The significance of this geo-referenced tagging system cannot be overstated. For decades, the proliferation of tubewells has proceeded in a regulatory vacuum—anarchic, opaque, and environmentally ruinous. No one knew with any precision how many tubewells existed, where they were located, or what volume of water they were extracting. The aquifers were being mined blind. The geo-referencing initiative changes this fundamentally, bringing transparency and accountability to a sector that has long operated beyond the reach of effective governance. It is, moreover, an indispensable tool for salinity management, enabling the authorities to identify tubewells that are drawing from saline formations and to advise—or compel—farmers to seek alternative sources.
Yet, for all its promise, the Water Resources Zone remains grievously under-resourced, its mandate far exceeding its means.
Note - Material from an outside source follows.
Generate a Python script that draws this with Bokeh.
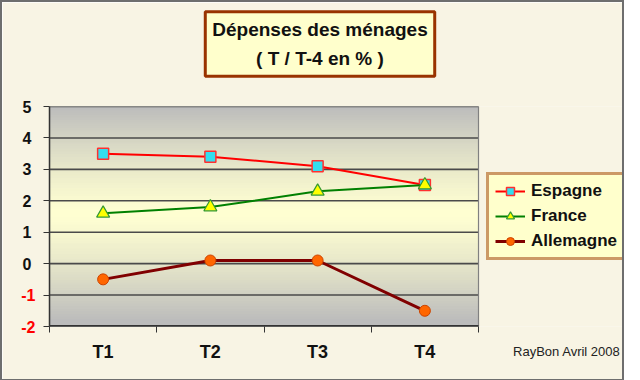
import numpy as np
from bokeh.plotting import figure
from bokeh.models import (FixedTicker, Label, Legend, LegendItem, Range1d,
                          CustomJSTickFormatter, LinearAxis)
from bokeh.embed import file_html
from bokeh.resources import INLINE

# ---- data ----
categories = ["T1", "T2", "T3", "T4"]
espagne = [3.5, 3.4, 3.1, 2.5]
france = [1.6, 1.8, 2.3, 2.5]
allemagne = [-0.5, 0.1, 0.1, -1.5]
y_ticks = [-2, -1, 0, 1, 2, 3, 4, 5]
title_text = "Dépenses des ménages\n( T / T-4 en % )"
credit_text = "RayBon Avril 2008"

# ---- layout (canvas pixels) ----
W, H = 620, 360
OFF = 3
FL, FT, FB = 50 - OFF, 107 - OFF, 327 - OFF   # plot area left/top/bottom
PR = 479 - OFF                                   # plot area right
FONT = "Liberation Sans"
BG = "#F8F4E4"
YMIN, YMAX = min(y_ticks), max(y_ticks)
NX = len(categories)

def dx(cx):
    return (cx - FL) / (PR - FL) * NX

def dy(cy):
    return YMIN + (FB - cy) / (FB - FT) * (YMAX - YMIN)

xpos = [i + 0.5 for i in range(NX)]

p = figure(frame_width=W - FL, frame_height=FB - FT, output_backend="svg",
           toolbar_location=None,
           x_range=Range1d(0, dx(W)), y_range=Range1d(YMIN, YMAX),
           min_border_left=FL, min_border_right=0, min_border_top=FT,
           min_border_bottom=H - FB, border_fill_color=BG,
           background_fill_color=BG, outline_line_color=None)
p.styles = {"border": "2px solid #6E6E6E"}

# gradient background of the plot area
edges = np.linspace(YMIN, YMAX, 85)
bots, tops = edges[:-1], edges[1:]
mids = (bots + tops) / 2
t = np.clip(np.abs(mids - 1.6) / 3.4, 0, 1) ** 1.3
gray = np.array([188, 188, 188])
yel = np.array([255, 255, 210])
cols = ["#%02x%02x%02x" % tuple((yel + (gray - yel) * tt).astype(int)) for tt in t]
p.quad(left=0, right=NX, bottom=bots, top=tops, fill_color=cols,
       line_color=cols, line_width=1, level="image")

# grid lines limited to the plot area
p.xgrid.visible = False
p.ygrid.visible = False
p.segment(x0=0, x1=NX, y0=y_ticks, y1=y_ticks, line_color="#4A4A4A", line_width=1.6)
p.quad(left=0, right=NX, bottom=YMIN, top=YMAX, fill_color=None,
       line_color="#808080", line_width=1.2)
p.segment(x0=0, x1=NX, y0=YMIN, y1=YMIN, line_color="#333333", line_width=3)

# x axis
p.xaxis.ticker = FixedTicker(ticks=xpos, minor_ticks=list(range(NX + 1)))
p.xaxis.formatter = CustomJSTickFormatter(args=dict(cats=categories),
                                          code="return cats[Math.floor(tick)] || '';")
p.xaxis.major_tick_out = 0
p.xaxis.major_tick_in = 0
p.xaxis.minor_tick_out = 6
p.xaxis.minor_tick_in = 0
p.xaxis.minor_tick_line_color = "#333333"
p.xaxis.axis_line_color = None
p.xaxis.major_label_standoff = 9
p.xaxis.major_label_text_font = FONT
p.xaxis.major_label_text_font_style = "bold"
p.xaxis.major_label_text_font_size = "18px"
p.xaxis.major_label_text_color = "#111111"

# inner y axis: ticks + red negative labels
p.yaxis.ticker = FixedTicker(ticks=y_ticks)
p.yaxis.major_label_overrides = {v: (str(v) if v < 0 else "") for v in y_ticks}
p.yaxis.major_tick_out = 6
p.yaxis.major_tick_in = 0
p.yaxis.minor_tick_line_color = None
p.yaxis.axis_line_color = "#333333"
p.yaxis.axis_line_width = 1.5
p.yaxis.major_tick_line_color = "#333333"
p.yaxis.major_label_standoff = 8
p.yaxis.major_label_text_font = FONT
p.yaxis.major_label_text_font_style = "bold"
p.yaxis.major_label_text_font_size = "16px"
p.yaxis.major_label_text_color = "#FF0000"

# outer y axis: black positive labels, shifted onto the same column
outer = LinearAxis(ticker=FixedTicker(ticks=y_ticks),
                   major_label_overrides={v: (str(v) if v >= 0 else "") for v in y_ticks},
                   major_tick_out=0, major_tick_in=0, major_tick_line_color=None,
                   minor_tick_line_color=None, axis_line_color=None,
                   major_label_standoff=-13, major_label_text_font=FONT,
                   major_label_text_font_style="bold",
                   major_label_text_font_size="16px",
                   major_label_text_color="#111111")
p.add_layout(outer, "left")

# series
r1l = p.line(xpos, espagne, line_color="#FF0000", line_width=2)
r1m = p.scatter(xpos, espagne, marker="square", size=11, fill_color="#33DDEE",
                line_color="#FF3030", line_width=1.5)
r2l = p.line(xpos, france, line_color="#008000", line_width=2)
r2m = p.scatter(xpos, france, marker="triangle", size=13, fill_color="#FFFF00",
                line_color="#339933", line_width=1.2)
r3l = p.line(xpos, allemagne, line_color="#800000", line_width=3)
r3m = p.scatter(xpos, allemagne, marker="circle", size=11, fill_color="#FF6600",
                line_color="#CC4400", line_width=1)

legend = Legend(items=[LegendItem(label="Espagne", renderers=[r1l, r1m]),
                       LegendItem(label="France", renderers=[r2l, r2m]),
                       LegendItem(label="Allemagne", renderers=[r3l, r3m])],
                location=(484 - FL, FB - (261 - OFF)))
legend.background_fill_color = "#FFFFCC"
legend.background_fill_alpha = 1
legend.border_line_color = "#993300"
legend.border_line_width = 3
legend.label_text_font = FONT
legend.label_text_font_style = "bold"
legend.label_text_font_size = "17px"
legend.label_text_color = "#111111"
legend.glyph_width = 30
legend.glyph_height = 20
legend.label_height = 20
legend.spacing = 5
legend.padding = 6
legend.margin = 0
legend.label_standoff = 6
p.add_layout(legend, "center")

# title box
p.add_layout(Label(x=dx(320.5 - OFF), y=dy(44.5 - OFF), text=title_text,
                   text_align="center", text_baseline="middle", text_font=FONT,
                   text_font_style="bold", text_font_size="19px", text_color="#111111",
                   text_line_height=1.4, background_fill_color="#FFFFCC",
                   border_line_color="#993300", border_line_width=3, padding=7), "above")

# credit
p.add_layout(Label(x=dx(W - 2), y=dy(352 - OFF), text=credit_text, text_align="right",
                   text_baseline="middle", text_font=FONT, text_font_size="13px",
                   text_color="#222222"), "below")

open("out.html", "w").write(file_html(p, INLINE))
The geo-referencing programme, visionary though it is, requires massive investment in field staff, equipment, and digital infrastructure to achieve province-wide coverage. The salinity research laboratories need modern instrumentation and trained personnel. The reclamation projects require capital on a scale that only a fundamental reordering of budgetary priorities can provide. Pakistan currently spends less than one per cent of its GDP on water resource management.
The path forward demands a paradigm shift in how we conceptualise water security. It is no longer sufficient to view water merely as a commodity to be consumed; it must be recognised as a strategic asset requiring meticulous stewardship. The federal and provincial governments need to increase investment in water resource research and management, with salinity control as a central pillar. The geo-referencing of tubewells must be accelerated and extended across all provinces, integrated with a national groundwater information system. And farmers must be brought into the fold—educated, incentivised, and empowered to become custodians of the land rather than unwitting agents of its destruction.
Pakistan stands at a hydrological crossroads. The choices we make in the coming years will determine whether the Indus Basin remains the breadbasket of the nation or degenerates into a salinized wasteland. Water scarcity and soil salinity are not separate challenges to be addressed in isolation; they are intertwined manifestations of a single crisis of stewardship. To confront one without the other is to fight a fire while feeding its flames. The hour is late, but not yet too late. The question is whether we possess the wisdom to recognise the precipice before us—and the will to step back.